Four Sundays in November - First November Sunday - All Saints Day

The refrain of Dylan's Ballad of a Thin Man is on my mind. It has been for a month. "Something is happening but you don't know what it is." Someone reminded me that I am not the same person I was at the beginning of the month. A profound, fundamental truth I learned through the four Sundays this November.

The first Sunday was All Saints Sunday where the Gospels for the month were alternating between Mark and John. The Gospel reading in this cycle was the story of Lazarus. And, for me, this year I was focused on Mary. 

Mary Magdalene, of course, is mentioned in all four gospels as a witness of the crucifixion and empty tomb. In Matthew and John, she also encounters the resurrected Jesus. Yet only in Luke is Mary mentioned earlier in Luke's narrative. Luke 8 refers to Mary, called Magdalene, as one of several women who traveled with Jesus and the disciples in Galilee.

There is a Biblical scholar from Duke University, a woman who looked at the oldest Papyrus that exists of the 11th Chapter of John, the Gospel reading for this All Saints Day. She found unusual corrections that were troubling. Basically it looked like there were two different sources that were being used. One talked about Mary alone and the other added a sister, Martha, to the story of Lazarus. As the scholar explored, she found more corrections in multiple papyruses that corrected their texts to add Martha.

She ended up with a complete text of Codexis before corrections. The impact of this was shattering. The Bible is often thought of as a closed canon. With the text referring to only Mary, new resonances opened up together with new parallels between Lazarus and the empty tomb, between Mary declaring her belief in Jesus as messiah and Peter's declaration. Christian faith is about lived commitment, not simply right belief and Mary's understanding of Jesus as the messiah when compared to Peter's shows this dynamic at work.

 “Yes, Lord,” Mary, rather than Martha says, “I believe that you are the Christ, the Son of God, who is coming into the world” (John 11:27) Both Peter and Mary in the restored narrative declare belief in Jesus as messiah.   Mary, however, actually anoints Jesus (and, interestingly his feet not his head).  Peter is warned not to tell anyone and then rebuked for having human concerns rather than God’s.  Peter, from his understanding, finally betrays Jesus.  Mary, finally, learns from Jesus particularly at the empty tomb.

Jesus asks Mary "Why are you weeping?" Too often this reads as Jesus criticizing Mary, implying her weeping is not necessary. In this scholar's text that takes out the corrections, his weeping at the tomb of Lazarus frames the question in another way. It is not an accusation that weeping does not need to be done but an invitation, a holy question, to explore her sadness at death and not to bypass that sadness.
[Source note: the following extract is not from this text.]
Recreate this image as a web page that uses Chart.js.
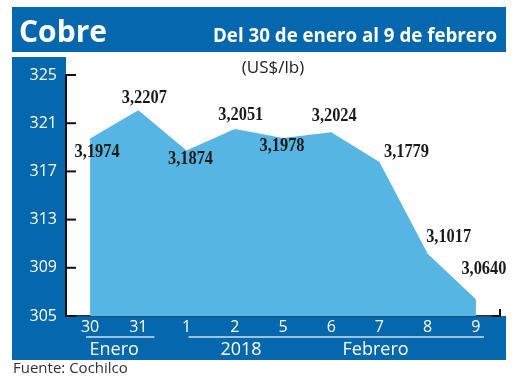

When does Easter start? For many Easter starts with the lilies of Easter morning? Perhaps Easter really starts in the darkness of the tomb, before the lilies have bloomed. When the disciples look into the darkness of the tomb they see only the discarded linen. Mary looked into the same tomb and sees angels because she was not unfamiliar with the darkness.

Mary also looks at the resurrected Jesus and she sees a gardener. This is not a mistake but rather a holy insight. Jesus is bringing new life from the ground. When he says her name she recognizes his as teacher rabboni, an important moment that the scripture feels must be preserved and does not translate into the English teacher without the quoting the original word first.

When Judas criticizes Mary for spending money on the expensive ointment Jesus said, “Leave her alone, so that she may keep it for the day of my burial. For the poor you always have with you, but you do not always have me.”  This has so much resonance with the knowledge Mary was there on the day of his burial.

This challenged much of my perspective prior to November. Before my perspective was making the Bible closed canon was sensible. Following this scholarship sheds a very different light on the idea of closed canon.

The other was the ointment. Mary became an active participant when she understood Jesus was the messiah. She physically anointed him in a very particular way.

Also this is the Sunday where I received an invitation to an introductory Ifá and ancestral practice class.